Schalman v. Aquatic Recreational Mgt., Inc.
This text of 2021 NY Slip Op 00641 (Schalman v. Aquatic Recreational Mgt., Inc.) is published on Counsel Stack Legal Research, covering Appellate Division of the Supreme Court of the State of New York primary law. Counsel Stack provides free access to over 12 million legal documents including statutes, case law, regulations, and constitutions.
Opinion
| Schalman v Aquatic Recreational Mgt., Inc. |
| 2021 NY Slip Op 00641 |
| Decided on February 04, 2021 |
| Appellate Division, First Department |
| Published by New York State Law Reporting Bureau pursuant to Judiciary Law § 431. |
| This opinion is uncorrected and subject to revision before publication in the Official Reports. |
Decided and Entered: February 04, 2021
Before: Manzanet-Daniels, J.P., Singh, Kennedy, Mendez, JJ.
Index No. 160482/16 Appeal No. 13054 Case No. 2019-4315
v
Aquatic Recreational Management, Inc., et al., Defendants-Respondents, New York Aquatics, LLC, et al., Defendants.
Hasapidis Law Offices, South Salem (Annette G. Hasapidis of counsel), for appellants.
Kaufman Borgeest & Ryan LLP, Valhalla (Shannon Henderson of counsel), for Aquatic Recreational Management, Inc., respondent.
Dorf & Nelson, LLP, Rye (Stephanie K. McDougall of counsel), for Rose Associates, Inc., 300 East 85th Street Housing Corp. and 300 E. 85th Street Housing Corp., respondents.
Order, Supreme Court, New York County (Robert David Kalish, J.), entered April 4, 2019, which, to the extent appealed from, granted defendants Aquatic Recreational Management, Inc.'s and Rose Associates, Inc. and 300 East 85th Street Housing Corp.'s motions for summary judgment dismissing the complaint as against them, unanimously affirmed, without costs.
The motion court correctly determined that the duty of care owed to plaintiff's decedent by defendant Aquatic's lifeguard did not extend to anticipating and responding to a non-drowning emergency that arose from an undisclosed medical condition (see Hamilton v Beretta U.S.A. Corp., 96 NY2d 222, 232 [2001]; Williams v City of New York, 71 AD3d 1135 [2d Dept 2010]).

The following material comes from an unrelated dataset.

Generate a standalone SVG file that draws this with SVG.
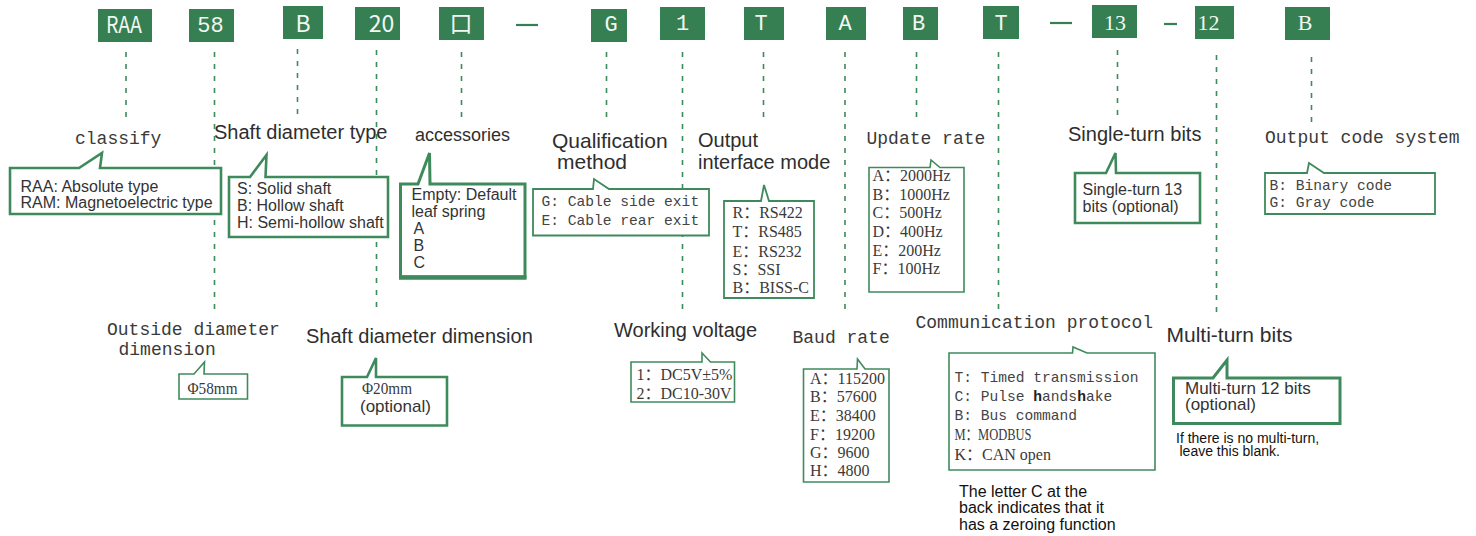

Nor did the employees of defendants' owner and manager of the building owe the decedent a duty to recognize his emergency medical event and respond to it (see e.g. Sugarman v Equinox Holdings, Inc., 73 AD3d 654 [1st Dept 2010]; Jardine v Village of Rockville Ctr., 39 Misc 2d 334, 335 [Sup Ct, Kings County 1963]).

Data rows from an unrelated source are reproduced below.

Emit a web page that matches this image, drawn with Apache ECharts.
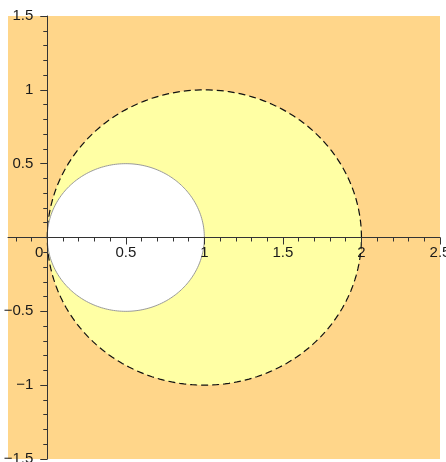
<!DOCTYPE html>
<html>
<head>
<meta charset="utf-8">
<script src="https://cdn.jsdelivr.net/npm/echarts@6/dist/echarts.min.js"></script>
<style>html,body{margin:0;padding:0;background:#fff}#c{width:446px;height:462px}</style>
</head>
<body>
<div id="c"></div>
<script>
// Regions: disc centres and radii (outer disc, inner hole)
const regionNames = ['outer', 'inner'];
const centerX = [1, 0.5];
const centerY = [0, 0];
const radii = [1, 0.5];
// Axis ranges and tick labels
const xRange = [-0.25, 2.5];
const yRange = [-1.5, 1.5];
const xMajorTicks = [0, 0.5, 1, 1.5, 2, 2.5];
const xMinorTicks = [-0.2, -0.1, 0.1, 0.2, 0.3, 0.4, 0.6, 0.7, 0.8, 0.9, 1.1, 1.2, 1.3, 1.4, 1.6, 1.7, 1.8, 1.9, 2.1, 2.2, 2.3, 2.4];
const xTickLabels = [0, 0.5, 1, 1.5, 2, 2.5];
const yTickLabels = [-1.5, -1, -0.5, 0.5, 1, 1.5];

const regionStyles = {
  outer: { fill: '#FFFFA4', stroke: '#111', lineWidth: 1.2, lineDash: [7, 4] },
  inner: { fill: '#FFFFFF', stroke: '#9a9a9a', lineWidth: 1, lineDash: null }
};

const regionData = regionNames.map((n, i) => [centerX[i], centerY[i], radii[i], n]);

const W = 446, H = 462;
const gridBox = { left: 8, top: 16, right: 6, bottom: 3 };
const gridW = W - gridBox.left - gridBox.right;
const gridH = H - gridBox.top - gridBox.bottom;
// place axes through the origin by offsetting them from the grid edges
const xAxisOffset = -gridH * (0 - yRange[0]) / (yRange[1] - yRange[0]);
const yAxisOffset = -gridW * (0 - xRange[0]) / (xRange[1] - xRange[0]);

const chart = echarts.init(document.getElementById('c'), null, { renderer: 'canvas' });
const fontFamily = '"Liberation Sans Narrow", "Liberation Sans", sans-serif';
const fontSize = 15;
const axisColor = '#333';
const labelColor = '#1a1a1a';

chart.setOption({
  animation: false,
  backgroundColor: '#ffffff',
  grid: Object.assign({ show: true, backgroundColor: '#FFD68A', borderWidth: 0, containLabel: false,
    outerBounds: { left: -300, top: -300, right: -300, bottom: -300 } }, gridBox),
  xAxis: [{
    type: 'value', min: xRange[0], max: xRange[1], position: 'bottom', offset: xAxisOffset, z: 10,
    axisLine: { onZero: false, lineStyle: { color: axisColor, width: 1 } },
    axisTick: { show: true, customValues: xMajorTicks, length: 7, lineStyle: { color: axisColor } },
    axisLabel: {
      customValues: xTickLabels, margin: 8, color: labelColor, fontFamily: fontFamily, fontSize: fontSize,
      formatter: v => v === 0 ? '{o|0}' : String(v),
      rich: { o: { padding: [0, 16, 0, 0], fontFamily: fontFamily, fontSize: fontSize, color: labelColor } }
    },
    splitLine: { show: false }
  }, {
    type: 'value', min: xRange[0], max: xRange[1], position: 'bottom', offset: xAxisOffset, z: 10,
    axisLine: { show: false, onZero: false },
    axisTick: { show: true, customValues: xMinorTicks, length: 4, lineStyle: { color: axisColor } },
    axisLabel: { show: false },
    splitLine: { show: false }
  }],
  yAxis: [{
    type: 'value', min: yRange[0], max: yRange[1], interval: 0.5, position: 'left', offset: yAxisOffset, z: 10,
    axisLine: { onZero: false, lineStyle: { color: axisColor, width: 1 } },
    axisTick: { show: true, length: 7, lineStyle: { color: axisColor } },
    minorTick: { show: true, splitNumber: 5, length: 4, lineStyle: { color: axisColor } },
    axisLabel: { customValues: yTickLabels, margin: 14, color: labelColor, fontFamily: fontFamily, fontSize: fontSize,
      formatter: v => String(v).replace('-', '\u2212') },
    splitLine: { show: false },
    minorSplitLine: { show: false }
  }],
  series: [{
    type: 'custom',
    xAxisIndex: 0, yAxisIndex: 0,
    coordinateSystem: 'cartesian2d',
    clip: true,
    data: regionData,
    renderItem: function (params, api) {
      const cx = api.value(0), cy = api.value(1), r = api.value(2);
      const name = regionNames[params.dataIndex];
      const st = regionStyles[name];
      const pts = [];
      const N = 240;
      for (let k = 0; k < N; k++) {
        const t = 2 * Math.PI * k / N;
        pts.push(api.coord([cx + r * Math.cos(t), cy + r * Math.sin(t)]));
      }
      return {
        type: 'polygon',
        shape: { points: pts },
        style: { fill: st.fill, stroke: st.stroke, lineWidth: st.lineWidth, lineDash: st.lineDash }
      };
    }
  }]
});
</script>
</body>
</html>
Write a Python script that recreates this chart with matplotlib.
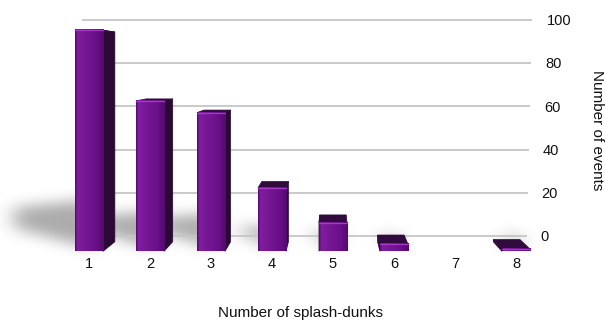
import numpy as np
import matplotlib
matplotlib.use('Agg')
import matplotlib.pyplot as plt
from matplotlib.patches import Polygon
from matplotlib.path import Path
from matplotlib.colors import LinearSegmentedColormap

plt.rcParams['font.family'] = ['Liberation Sans', 'DejaVu Sans']

# Data
dunks = [1, 2, 3, 4, 5, 6, 7, 8]
events = [94, 64, 59, 27, 12, 3, 0, 1]
y_ticks = [0, 20, 40, 60, 80, 100]
x_title = 'Number of splash-dunks'
y_title = 'Number of events'

# Simple perspective: camera height/position in data units,
# scale of the bar fronts and backs relative to the back wall
CAM_H = 80.0
CAM_X = 5.0
S_FRONT = 1.089
S_BACK = 1.033
BAR_W = 0.46


def project(x, h, s):
    return CAM_X + (x - CAM_X) * s / S_FRONT, CAM_H + (h - CAM_H) * s


W, HP = 605, 322
PX_X, PX_Y = 61.0, 2.16   # pixels per category / per event
fig = plt.figure(figsize=(W / 100, HP / 100), dpi=100)
ax = fig.add_axes([0, 0, 1, 1])
x0 = 1 - 89 / PX_X
x1 = x0 + W / PX_X
y1 = 236 / PX_Y
y0 = y1 - HP / PX_Y


def px_x(p):
    return 1 + (p - 89) / PX_X


# gridlines on the back wall
for v in y_ticks:
    ax.plot([px_x(82), px_x(527 + 0.05 * v)], [v, v], color='#c6c6c6', lw=1.3,
            zorder=1, solid_capstyle='butt')
    ax.text(px_x(540 + 0.07 * v), v - 0.6, str(v), ha='left', va='center',
            fontsize=10.5, color='#111111')

# soft floor shadow cast to the left
xs = np.linspace(x0, x1, W)
ys = np.linspace(y0, y1, HP)
XX, YY = np.meshgrid(xs, ys)
pts = np.column_stack([XX.ravel(), YY.ravel()])
mask = np.zeros(XX.size)
floor = project(0, 0, S_FRONT)[1]
for x, v in zip(dunks, events):
    if v == 0:
        continue
    xl = x - BAR_W / 2
    reach = 0.0108 * v
    poly = [(xl + 0.3, floor + 1), (xl + 0.3, 0.18 * v),
            (xl - reach, 0.14 * v), (xl - reach, 0.04 * v)]
    mask = np.maximum(mask, Path(poly).contains_points(pts))
mask = mask.reshape(XX.shape)


def gauss(n, sigma):
    k = np.exp(-0.5 * (np.arange(-n, n + 1) / sigma) ** 2)
    return k / k.sum()


kx, ky = gauss(30, 10), gauss(21, 7)
blur = np.apply_along_axis(lambda r: np.convolve(r, kx, mode='same'), 1, mask)
blur = np.apply_along_axis(lambda c: np.convolve(c, ky, mode='same'), 0, blur)
shadow = np.zeros(XX.shape + (4,))
shadow[..., 3] = 0.33 * blur
ax.imshow(shadow, extent=(x0, x1, y0, y1), origin='lower', aspect='auto',
          zorder=0.5, interpolation='bilinear')

# bars
front_cmap = LinearSegmentedColormap.from_list(
    'front', [(0, '#4e0a63'), (0.07, '#801ea3'), (0.35, '#761793'),
              (0.75, '#681089'), (1, '#540a6e')])
grad = np.linspace(0, 1, 64)[None, :]
for x, v in zip(dunks, events):
    if v == 0:
        continue
    xl, xr = x - BAR_W / 2, x + BAR_W / 2
    fl_b, fr_b = project(xl, 0, S_FRONT), project(xr, 0, S_FRONT)
    fl_t, fr_t = project(xl, v, S_FRONT), project(xr, v, S_FRONT)
    bl_b, br_b = project(xl, 0, S_BACK), project(xr, 0, S_BACK)
    bl_t, br_t = project(xl, v, S_BACK), project(xr, v, S_BACK)
    if x < CAM_X:
        side = [fr_b, fr_t, br_t, br_b]
    else:
        side = [fl_b, fl_t, bl_t, bl_b]
    ax.add_patch(Polygon(side, closed=True, fc='#2a0934', ec='#2a0934',
                         lw=0.5, zorder=2))
    ax.add_patch(Polygon([fl_t, fr_t, br_t, bl_t], closed=True, fc='#300b3e',
                         ec='#300b3e', lw=0.5, zorder=2))
    ax.imshow(grad, cmap=front_cmap, extent=(xl, xr, fl_b[1], fl_t[1]),
              aspect='auto', zorder=3, interpolation='bilinear')
    ax.plot([xl, xr], [fl_t[1], fl_t[1]], color='#a838cc', lw=0.9, zorder=4)

# category labels and titles
for x in dunks:
    ax.text(x, -13, str(x), ha='center', va='center', fontsize=10.5,
            color='#111111')
ax.text(px_x(301), -35.6, x_title, ha='center', va='center', fontsize=11,
        color='#111111')
ax.text(px_x(597), 49, y_title, ha='center', va='center', rotation=270,
        fontsize=11, color='#111111')

ax.set_xlim(x0, x1)
ax.set_ylim(y0, y1)
ax.axis('off')
fig.savefig('out.png', dpi=100, facecolor='white')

Moreover, any inattention on the part of the lifeguard was not a proximate cause of the decedent's unfortunate death (see Ohdan v City of New York, 268 AD2d 86, 89 [1st Dept 2000], lv denied 95 NY2d 769 [2000]). Although the various experts did not agree on whether he died due to a cardiac event or a glycemic event or a combination of the two, none of them disagreed with the New York City Medical Examiner's opinion that the decedent did not drown.
THIS CONSTITUTES THE DECISION AND ORDER OF THE SUPREME COURT, APPELLATE DIVISION, FIRST DEPARTMENT.